Vegetables are a little more complicated. They’re broken into five groups. Like fruit, a serving of vegetables is considered one cup. Veggies that are cut to fill one cup, one cup of 100% vegetable juice, or two cups of leafy greens are all equal to one serving from the vegetable group. Some whole vegetables are considered a serving on their own, such as two carrots, one pepper, one medium sweet potato, and one medium potato. The five groups of vegetables are:

  1. Dark-green vegetables (lettuce, spinach, kale, collard greens)
  2. Starchy vegetables (corn, white potatoes)
  3. Red and orange vegetables (peppers, carrots, tomatoes, sweet potatoes)
  4. Peas and beans (black, garbanzo, pinto, black-eyed peas, split peas)
  5. Other vegetables (celery, mushroom, onions, zucchini, cucumbers)

In general, you should eat 2 1/2 to 3 cups of vegetables a day. Again, if you’re more active then you can eat more vegetables without worrying about the increase in calories. In fact, extra vegetables is a great option! Vegetables are naturally low in fat, sugar, and calories and high in potassium, Vitamin C, Vitamin A, fiber, and folate.

I am not a big fan of juice; you will not find it in my house. In order to avoid excess sugar and unnecessary additives, eat the actual fruit and vegetables and skip the juice. Many juices are a combination of concentrate and juice, which means a lot more sugar is packed into each serving. This applies to juices that are labeled as 100% juice as well. If you cannot eat the fruit and veggies in their raw form, then juice is an acceptable option but pay close attention to the food label when you make your selection. Most importantly, watch the sugar content.

Here are a few ways to prepare your fruits and vegetables without overdoing the sugar:

  • Apples – Peel and slice apples into thin pieces. Sprinkle with cinnamon and place in a skillet over medium low heat. Slowly cook the apples until soft. Serve with nuts or as a side with any pork or ham dish. It is delicious!
  • Berries – Rinse and store in the fridge. Add to your yogurt and oatmeal at every opportunity.
  • Bananas – Peel and slice one banana into medallions then store in freezer in two separate portions (one portion is half a banana). When frozen, combine the banana with 2 Tbsp of peanut butter and 1 Tbsp of cocoa powder in a food processor. Enjoy your frozen “ice cream.”
  • Carrots / Potatoes / Parsnips – Clean and cut into large chunks. Coat with 2 Tbsp of oil and 1 tsp each of salt and pepper. Space evenly on a cookie sheet and bake in 350° oven for 1 hour.
  • Sweet Potatoes / Winter Squash – Peel and cut into large chunks. Coat with 2 tbsp of oil, 1 tsp cinnamon, and a sprinkle of dried rosemary. Space evenly on a cookie sheet and bake in 350° oven for 1 hour.
  • Zucchini / Summer Squash – Cut into chunks and drizzle a little olive oil on top. Place in a skillet over low to medium-low heat until soft. Sprinkle salt and pepper on top.
  • Broccoli / Cauliflower – Clean and cut. Place in steamer for 15-20 mins. No butter or salt required!
  • Asparagus – Clean and cut. Coat with olive oil, parmesan cheese, garlic salt, and pepper. Roast in a 375° oven for 12 minutes.

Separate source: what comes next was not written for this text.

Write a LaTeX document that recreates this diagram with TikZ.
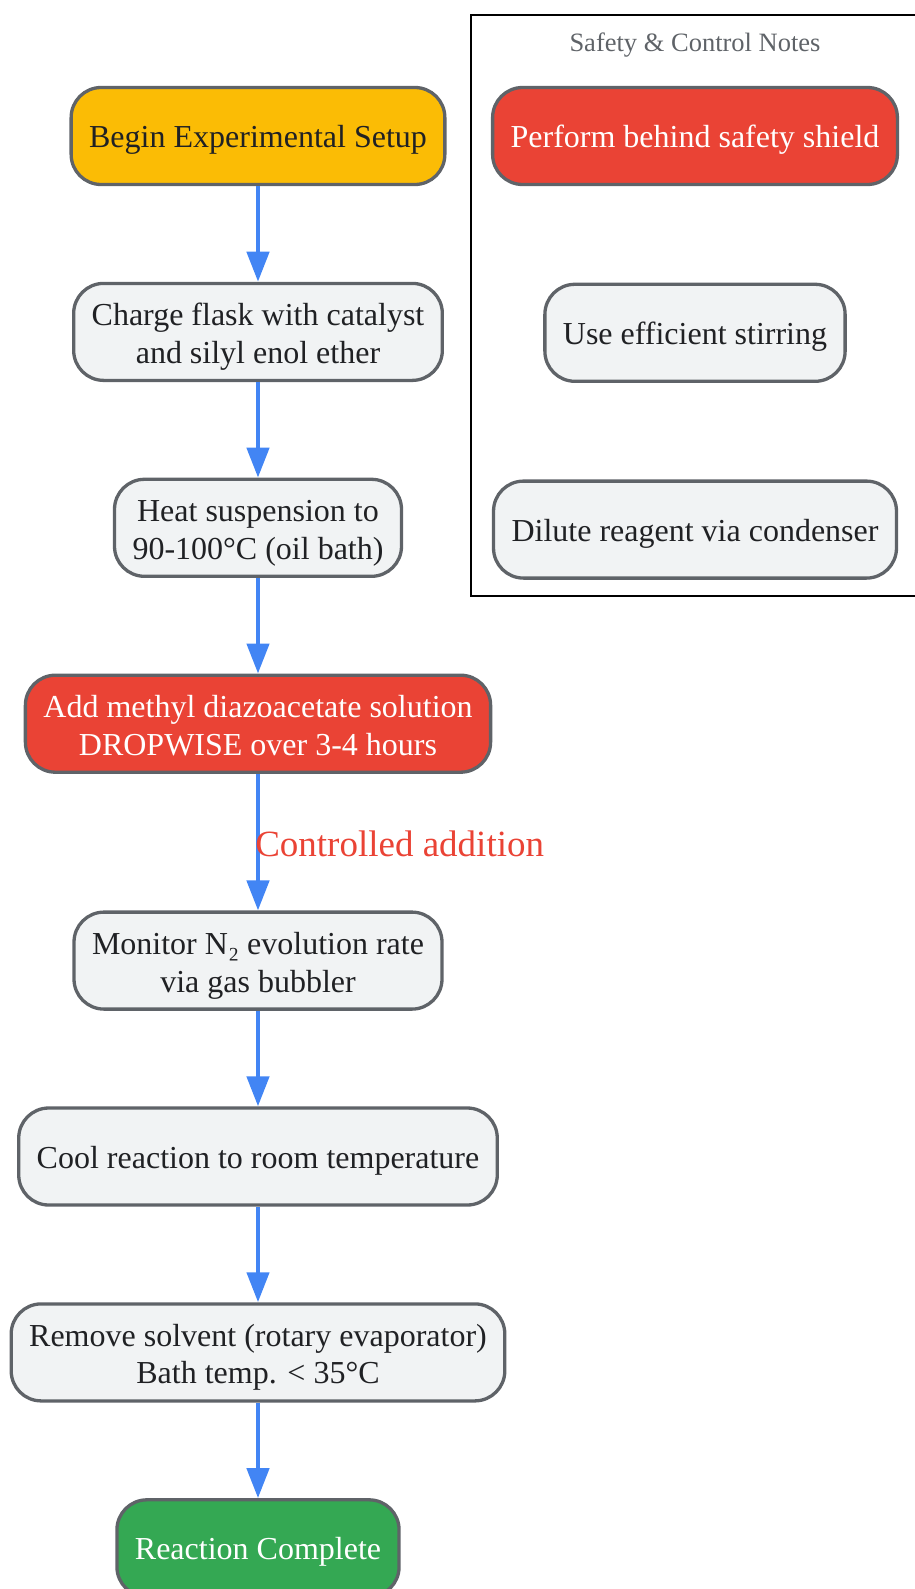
\documentclass[tikz,border=0pt]{standalone}
\usepackage{fontspec}
\setmainfont{Liberation Serif}
\usetikzlibrary{shapes.geometric, arrows.meta}
\usetikzlibrary{positioning}
\definecolor{gyellow}{HTML}{FBBC05}
\definecolor{gred}{HTML}{EA4335}
\definecolor{ggreen}{HTML}{34A853}
\definecolor{gfill}{HTML}{F1F3F4}
\definecolor{gline}{HTML}{5F6368}
\definecolor{gblue}{HTML}{4285F4}
\definecolor{gtext}{HTML}{202124}
\tikzstyle{base} = [rectangle, rounded corners=30pt, inner xsep=18pt, inner ysep=4pt, minimum height=97pt, align=center, line width=3.3pt, draw=gline, font=\fontsize{32}{37.5}\selectfont, execute at begin node={\rule{0pt}{30pt}}]
\tikzstyle{twoline} = [text height=70pt, text depth=7pt]
\tikzstyle{stepnode} = [base, fill=gfill, text=gtext]
\tikzstyle{start} = [base, fill=gyellow, text=gtext]
\tikzstyle{alert} = [base, fill=gred, text=white]
\tikzstyle{finish} = [base, fill=ggreen, text=white]
\tikzstyle{arrow} = [line width=4.5pt, draw=gblue, -{Triangle[width=22pt,length=30pt]}]

\begin{document}
\begin{tikzpicture}[x=1pt, y=-1pt]
\useasboundingbox (0,0) rectangle (914,1589);

\node (in0) [start] at (258,136) {Begin Experimental Setup};
\node (in1) [stepnode, twoline, below=95.6pt of in0] {Charge flask with catalyst\\and silyl enol ether};
\node (in2) [stepnode, twoline, below=95.6pt of in1] {Heat suspension to\\90-100°C (oil bath)};
\node (in3) [alert, twoline, below=95.6pt of in2] {Add methyl diazoacetate solution\\DROPWISE over 3-4 hours};
\node (in4) [stepnode, twoline, below=136.6pt of in3] {Monitor N₂ evolution rate\\via gas bubbler};
\node (in5) [stepnode, below=95.6pt of in4] {Cool reaction to room temperature};
\node (in6) [stepnode, twoline, below=95.6pt of in5] {Remove solvent (rotary evaporator)\\Bath temp. < 35°C};
\node (in7) [finish, below=95.6pt of in6] {Reaction Complete};

\draw [arrow] (in0) -- (in1);
\draw [arrow] (in1) -- (in2);
\draw [arrow] (in2) -- (in3);
\draw [arrow] (in3) -- node[anchor=west, inner sep=0pt, xshift=-5pt, yshift=-2pt, text=gred, font=\fontsize{37}{40}\selectfont] {Controlled addition} (in4);
\draw [arrow] (in4) -- (in5);
\draw [arrow] (in5) -- (in6);
\draw [arrow] (in6) -- (in7);

% safety notes
\draw [draw=black, line width=2.2pt] (471,15) rectangle (920,596);
\node (notes) [text=gline, font=\fontsize{26.5}{30}\selectfont] at (695,45) {Safety \& Control Notes};
\node (sn0) [alert] at (695,136) {Perform behind safety shield};
\node (sn1) [stepnode, below=96.5pt of sn0] {Use efficient stirring};
\node (sn2) [stepnode, below=96.5pt of sn1] {Dilute reagent via condenser};

\end{tikzpicture}
\end{document}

There are so many more fruits and vegetables available in our grocery stores and even more ways to enjoy them. With this easy access, you should be able to eat five servings a day without too much difficulty. If cost is a factor, buy a combination of fresh, frozen, and canned fruits and vegetables. When buying canned fruit, choose those that are stored in water and not in juice.

Do you have any tips for adding vegetables to your day? Contact me and I’ll share your ideas with the FitGrape community.

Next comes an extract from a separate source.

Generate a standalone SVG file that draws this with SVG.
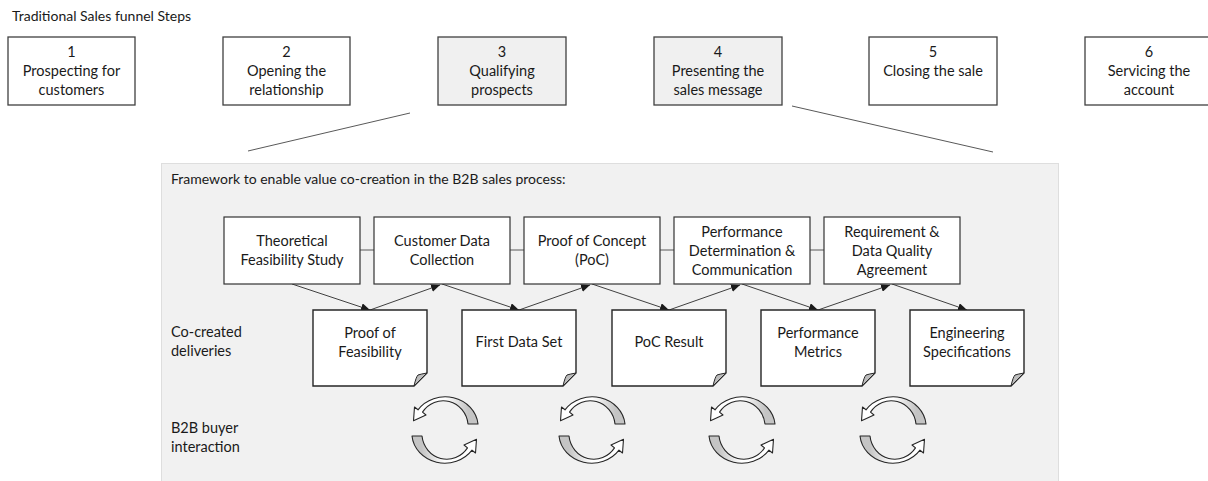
<svg xmlns="http://www.w3.org/2000/svg" width="1208" height="481" viewBox="0 0 1208 481">
<style>
text{font-family:Lato,"Open Sans","Liberation Sans",sans-serif;fill:#1a1a1a;}
.t{font-size:14.5px;text-anchor:middle;}
.lbl{font-size:14.5px;}
.top{fill:#fff;stroke:#404040;stroke-width:1.3;}
.topg{fill:#f0f0f0;stroke:#404040;stroke-width:1.3;}
.proc{fill:#fff;stroke:#333;stroke-width:1.2;}
.doc{fill:#fff;stroke:#262626;stroke-width:1.4;}
.fold{fill:#bdbdbd;stroke:#262626;stroke-width:1;}
.link{stroke:#595959;stroke-width:1;fill:none;}
.arr{stroke:#404040;stroke-width:1;fill:none;marker-end:url(#ah);}
.cyc{fill:url(#g);stroke:#262626;stroke-width:1.1;stroke-linejoin:round;}
</style>
<defs>
<marker id="ah" markerWidth="10" markerHeight="8" refX="9" refY="4" orient="auto" markerUnits="userSpaceOnUse">
<path d="M0,0 L9,4 L0,8 Z" fill="#1a1a1a"/>
</marker>
<linearGradient id="g" x1="0" y1="0" x2="1" y2="0">
<stop offset="0.5" stop-color="#ffffff"/>
<stop offset="0.85" stop-color="#c4c4c4"/>
</linearGradient>
<path id="half" class="cyc" d="M33,-6 A33 30 0 0 0 -27,-20.2 L-30.5,-23 L-31.5,-9.2 L-19,-15 L-22.5,-17.9 A25 26 0 0 1 23,-6 Z"/>
<g id="cycle"><use href="#half"/><use href="#half" transform="rotate(180)"/></g>
</defs>
<rect width="1208" height="481" fill="#fff"/>
<text x="12" y="21" style="font-size:14px">Traditional Sales funnel Steps</text>

<g id="step1"><rect class="top" x="8" y="37" width="127" height="68"/><text class="t" x="71.5" y="57">1</text><text class="t" x="71.5" y="76">Prospecting for</text><text class="t" x="71.5" y="95">customers</text></g>
<g id="step2"><rect class="top" x="223" y="37" width="127" height="68"/><text class="t" x="286.5" y="57">2</text><text class="t" x="286.5" y="76">Opening the</text><text class="t" x="286.5" y="95">relationship</text></g>
<g id="step3"><rect class="topg" x="438" y="37" width="128" height="68"/><text class="t" x="502" y="57">3</text><text class="t" x="502" y="76">Qualifying</text><text class="t" x="502" y="95">prospects</text></g>
<g id="step4"><rect class="topg" x="654" y="37" width="128" height="68"/><text class="t" x="718" y="57">4</text><text class="t" x="718" y="76">Presenting the</text><text class="t" x="718" y="95">sales message</text></g>
<g id="step5"><rect class="top" x="869" y="37" width="128" height="68"/><text class="t" x="933" y="57">5</text><text class="t" x="933" y="76">Closing the sale</text></g>
<g id="step6"><rect class="top" x="1085" y="37" width="128" height="68"/><text class="t" x="1149" y="57">6</text><text class="t" x="1149" y="76">Servicing the</text><text class="t" x="1149" y="95">account</text></g>

<g id="zoom-lines">
<line class="link" x1="410" y1="113" x2="248" y2="151"/>
<line class="link" x1="792" y1="106" x2="993" y2="152"/>
</g>

<g id="panel">
<rect x="161.5" y="163.5" width="897" height="320" fill="#f1f1f1" stroke="#dedede" stroke-width="1"/>
<text x="171" y="184" style="font-size:14px">Framework to enable value co-creation in the B2B sales process:</text>
<text class="lbl" x="171" y="337">Co-created</text>
<text class="lbl" x="171" y="356">deliveries</text>
<text class="lbl" x="171" y="433">B2B buyer</text>
<text class="lbl" x="171" y="452">interaction</text>
</g>

<g id="connectors">
<line class="link" x1="360" y1="250" x2="374" y2="250"/>
<line class="link" x1="510" y1="250" x2="524" y2="250"/>
<line class="link" x1="660" y1="250" x2="674" y2="250"/>
<line class="link" x1="810" y1="250" x2="824" y2="250"/>
<line class="arr" x1="292" y1="284" x2="370" y2="310"/>
<line class="arr" x1="370" y1="310" x2="440" y2="285"/>
<line class="arr" x1="442" y1="284" x2="519" y2="310"/>
<line class="arr" x1="519" y1="310" x2="590" y2="285"/>
<line class="arr" x1="592" y1="284" x2="669" y2="310"/>
<line class="arr" x1="669" y1="310" x2="740" y2="285"/>
<line class="arr" x1="742" y1="284" x2="818" y2="310"/>
<line class="arr" x1="818" y1="310" x2="890" y2="285"/>
<line class="arr" x1="892" y1="284" x2="967" y2="310"/>
</g>

<g id="proc1"><rect class="proc" x="224" y="217" width="136" height="67"/><text class="t" x="292" y="246">Theoretical</text><text class="t" x="292" y="265">Feasibility Study</text></g>
<g id="proc2"><rect class="proc" x="374" y="217" width="136" height="67"/><text class="t" x="442" y="246">Customer Data</text><text class="t" x="442" y="265">Collection</text></g>
<g id="proc3"><rect class="proc" x="524" y="217" width="136" height="67"/><text class="t" x="592" y="246">Proof of Concept</text><text class="t" x="592" y="265">(PoC)</text></g>
<g id="proc4"><rect class="proc" x="674" y="217" width="136" height="67"/><text class="t" x="742" y="237">Performance</text><text class="t" x="742" y="256">Determination &amp;</text><text class="t" x="742" y="275">Communication</text></g>
<g id="proc5"><rect class="proc" x="824" y="217" width="136" height="67"/><text class="t" x="892" y="237">Requirement &amp;</text><text class="t" x="892" y="256">Data Quality</text><text class="t" x="892" y="275">Agreement</text></g>

<g id="doc1"><path class="doc" d="M313,310 H427 V373 L414,386 H313 Z"/><path class="fold" d="M414,386 Q416,377 418,375 Q421,374 427,373 Z"/><text class="t" x="370" y="338">Proof of</text><text class="t" x="370" y="357">Feasibility</text></g>
<g id="doc2"><path class="doc" d="M462,310 H576 V373 L563,386 H462 Z"/><path class="fold" d="M563,386 Q565,377 567,375 Q570,374 576,373 Z"/><text class="t" x="519" y="347">First Data Set</text></g>
<g id="doc3"><path class="doc" d="M612,310 H726 V373 L713,386 H612 Z"/><path class="fold" d="M713,386 Q715,377 717,375 Q720,374 726,373 Z"/><text class="t" x="669" y="347">PoC Result</text></g>
<g id="doc4"><path class="doc" d="M761,310 H875 V373 L862,386 H761 Z"/><path class="fold" d="M862,386 Q864,377 866,375 Q869,374 875,373 Z"/><text class="t" x="818" y="338">Performance</text><text class="t" x="818" y="357">Metrics</text></g>
<g id="doc5"><path class="doc" d="M910,310 H1024 V373 L1011,386 H910 Z"/><path class="fold" d="M1011,386 Q1013,377 1015,375 Q1018,374 1024,373 Z"/><text class="t" x="967" y="338">Engineering</text><text class="t" x="967" y="357">Specifications</text></g>

<g id="cycle1" transform="translate(445,430)"><use href="#cycle"/></g>
<g id="cycle2" transform="translate(592,430)"><use href="#cycle"/></g>
<g id="cycle3" transform="translate(742,430)"><use href="#cycle"/></g>
<g id="cycle4" transform="translate(893,430)"><use href="#cycle"/></g>
</svg>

FitTip: Plan to eat five servings of fruits and vegetables each day. Having a piece of fruit at breakfast and lunch (banana, apple), a vegetable at lunch (carrots, cucumbers), and a couple vegetables at dinner (salad, sweet potato) will quickly get you to that goal. It is OK to eat canned fruits and vegetables but pay attention to the label and only buy those that are stored in water. Whenever possible, skip the juice and eat the fruit instead to avoid extra sugar.